Cymraeg

Historic Landscape Characterisation

Caernarfon/Nantlle – Area 31 Foryd PRN 15730

 


The coastal strip which comprises this area is shown to the left of this view (which looks south), with the Foryd itself in the centre (the fish weir is just visible in the centre towards the bottom).

 

 

Historical background

A coastal strip on which there was established a shipping point for Nantlle slate: there is now little trace of the original site.

 

 

Key historic landscape characteristics

Low-lying former shipping area, farmhouses

An exposed coastal strip, whose salient points include the isolated part-medieval church of Llanfaglan (SH45546069), a few substantial farmhouses, and the cluster of buildings at Hen Foryd (SH 4531 5878) at the mouth of the Gwyrfai, the traditional shipping point for Nantlle and Moel Tryfan slates in pre-railway days.

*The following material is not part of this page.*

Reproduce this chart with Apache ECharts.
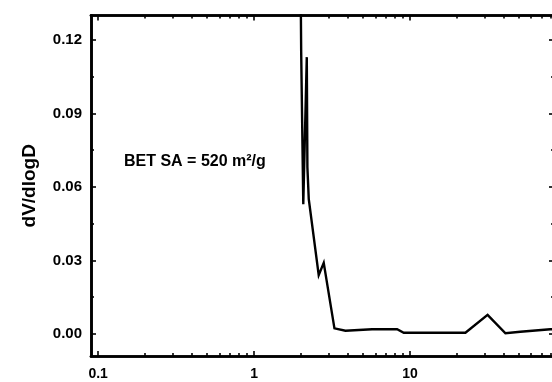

A number of houses and a lime-kiln survive here, but there is no evident trace of the larger settlement with its pubs and shops that is believed to have flourished here in the eighteenth century. The Llwyn Yn (sic) brickworks was established at Morfa Cwtta in the 1850s and continued to function until the twentieth century. A medieval fish-trap, probably associated with the church at Clynnog, extends out across the mud flats towards the deep water channel. Part of the area now forms an RSPB reserve.